Assessing the physical condition of the property is a significant aspect of due diligence. Buyers are not permitted to inspect the interior of foreclosure properties before an auction. They must rely on exterior observations, public records for permits, and comparable sales data. This limited access means unexpected repair costs are a risk, as previous owners may have neglected or intentionally damaged the property. Budgeting for significant renovations is prudent.
Determining the occupancy status of the property is also important. Many properties sold at foreclosure auctions are occupied by the previous owner or tenants. If an occupied property is purchased, the buyer is responsible for legally taking possession, which can involve eviction procedures. The eviction process can take weeks to months, depending on local regulations, adding time and legal costs.

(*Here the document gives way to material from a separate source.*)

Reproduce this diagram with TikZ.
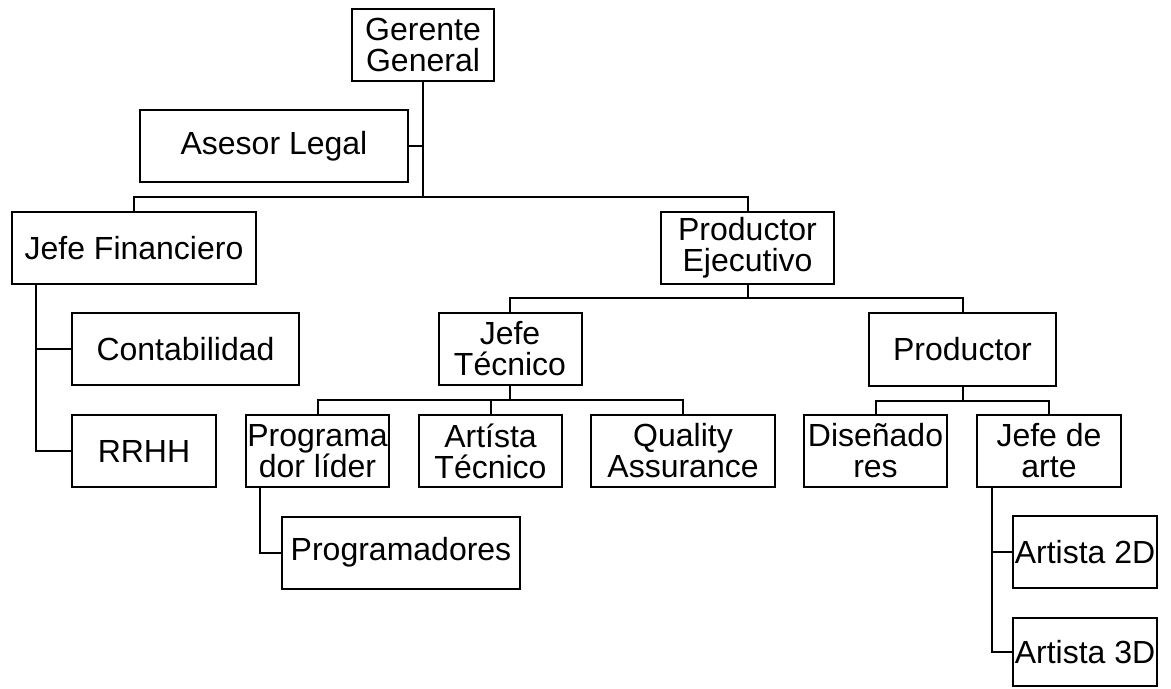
\documentclass[tikz,border=0pt]{standalone}
\usepackage{fontspec}
\setmainfont{Liberation Sans}
\begin{document}
\begin{tikzpicture}[x=.5pt, y=-.5pt, line width=1pt, line join=miter,
  font=\fontsize{16}{15.5}\selectfont,
  cargo/.style={draw, align=center, inner sep=0pt, minimum height=36pt}]
\useasboundingbox (0,0) rectangle (1171,689);
% cajas
\node[cargo, minimum width=71pt] (gg) at (423,45) {Gerente\\General};
\node[cargo, minimum width=134pt] (al) at (274,146.5) {Asesor Legal};
\node[cargo, minimum width=122pt] (jf) at (134,248.5) {Jefe Financiero};
\node[cargo, minimum width=86.5pt] (pe) at (747.5,248) {Productor\\Ejecutivo};
\node[cargo, minimum width=113.5pt] (co) at (185.5,349) {Contabilidad};
\node[cargo, minimum width=71.5pt] (jt) at (510,349) {Jefe\\Técnico};
\node[cargo, minimum width=93.5pt] (pr) at (962.5,349.5) {Productor};
\node[cargo, minimum width=72pt] (rh) at (144,451) {RRHH};
\node[cargo, minimum width=71.5pt] (pl) at (317.5,451) {Programa\\dor líder};
\node[cargo, minimum width=71.5pt] (at) at (490.5,451) {Artísta\\Técnico};
\node[cargo, minimum width=92pt] (qa) at (683,451) {Quality\\Assurance};
\node[cargo, minimum width=71.5pt] (di) at (875.5,451) {Diseñado\\res};
\node[cargo, minimum width=72pt] (ja) at (1049,451) {Jefe de\\arte};
\node[cargo, minimum width=119pt] (pg) at (401,552.5) {Programadores};
\node[cargo, minimum width=72pt] (a2) at (1085,552) {Artista 2D};
\node[cargo, minimum width=72pt, minimum height=34pt] (a3) at (1085,652) {Artista 3D};
\path (36,284)coordinate(jfd) (260,487)coordinate(pld) (992,487)coordinate(jad);
% lineas
\draw (gg.south)--(gg.south|-0,197) (al.east)--(al.east-|gg.south);
\draw (jf.north)|-(pe.north|-0,197)--(pe.north);
\draw (pe.south)--(pe.south|-0,298) (jt.north)|-(pr.north|-0,298)--(pr.north);
\draw (jt.south)--(jt.south|-0,400) (pl.north)|-(qa.north|-0,400)--(qa.north) (at.north)--(at.north|-0,400);
\draw (pr.south)--(pr.south|-0,401) (di.north)|-(ja.north|-0,401)--(ja.north);
\draw (jfd)|-(rh.west) (co.west)--(co.west-|jfd);
\draw (pld)|-(pg.west);
\draw (jad)|-(a3.west) (a2.west)--(a2.west-|jad);
\end{tikzpicture}
\end{document}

Financial preparation is necessary before participating in a foreclosure auction. Buyers should establish a realistic budget that encompasses the bid price, potential repair costs, outstanding liens, property taxes, and closing costs. Setting a maximum bid beforehand is a strategy to avoid overbidding. Factoring in holding costs and unforeseen expenses can prevent financial difficulties.
Funding requirements for foreclosure auctions are strict, as most sales demand immediate or short-term full payment. Payment methods include cashier’s checks, certified funds, or wire transfers. Personal checks are not accepted. A 10% deposit is required immediately after a winning bid, with the remaining balance due within 24 hours to a few days.
Obtaining proof of funds or pre-approval for financing is a prerequisite for bidding. This documentation, such as a recent bank statement, demonstrates the buyer’s financial capacity. The proof of funds must be in the buyer’s name and dated within 30 days. Traditional mortgages are not an option for auction purchases due to the “as-is” nature and quick closing demands. Having liquid funds or confirmed financing is required.
Locating upcoming foreclosure auctions is the first step for prospective buyers. Information on these sales is found through public sources such as local newspapers, county sheriff’s office websites, or online auction platforms. Specialized real estate websites also aggregate listings, providing details like the auction date, time, location, and property information. Monitoring these channels helps identify opportunities.
Before participating, bidders are required to register. This process involves providing identification and requires pre-registration for online platforms. Some auctions require a deposit prior to bidding, which contributes to the proof of funds requirement and verifies seriousness. Understanding these registration specifics ensures eligibility.
On the day of the auction, arriving early is recommended to complete check-in procedures and obtain a bidder card. The auctioneer makes pre-bidding announcements, covering details about properties, bidding rules, and terms of sale. Attention to these announcements provides updates or clarifications.
The bidding mechanics involve a competitive process where properties are sold to the highest bidder. There may be a minimum bid requirement, set by the lender to cover the outstanding loan balance, taxes, and fees. Bids are placed in specified increments, and the auctioneer acknowledges each bid. Buyers must adhere to their pre-determined maximum bid to avoid overspending, as the final sale price can exceed the opening bid due to competition.
After a successful bid, immediate actions are necessary to finalize the purchase and secure the property. Payment completion is the first step, with methods limited to certified funds, cashier’s checks, or wire transfers. The full payment, or remaining balance after an initial deposit, is due within hours to a few business days. Adherence to these deadlines is required to avoid forfeiture.
Upon full payment, the buyer receives the official deed, such as a Trustee’s Deed or Sheriff’s Deed, which transfers ownership. This deed must be recorded with the county recorder’s office. Recording the deed provides public notice of new ownership and protects the buyer’s interest. This step is a standard real estate transaction step and secures legal title.
Taking possession of the property varies based on its occupancy status. If unoccupied, the buyer should secure it by changing locks and assessing repair needs. This prevents unauthorized access and further damage. For occupied properties, the process is more involved.
Legal protocols must be followed when dealing with occupied foreclosed properties. If the former owner or tenants do not vacate, the buyer must initiate formal eviction procedures through the court system. This can be a lengthy process, taking two to four months or more, depending on local laws and court schedules. Adhering to landlord-tenant laws, including providing proper notice, is required to avoid legal complications.
While thorough title research is conducted pre-auction, minor title issues can arise or require further resolution post-sale. These might include clearing a cloud on the title not fully resolved during foreclosure or addressing junior liens that survived. In such cases, a quiet title action, a legal proceeding to establish clear ownership, is necessary. This process can be complex and requires legal assistance to resolve claims.
After gaining possession, property management and renovation can begin. This includes securing the premises, changing all exterior locks, and assessing the extent of necessary repairs and renovations. Many foreclosed properties are sold “as-is” and require substantial work to be habitable or marketable. Planning for these improvements and their associated costs is a part of the post-auction strategy.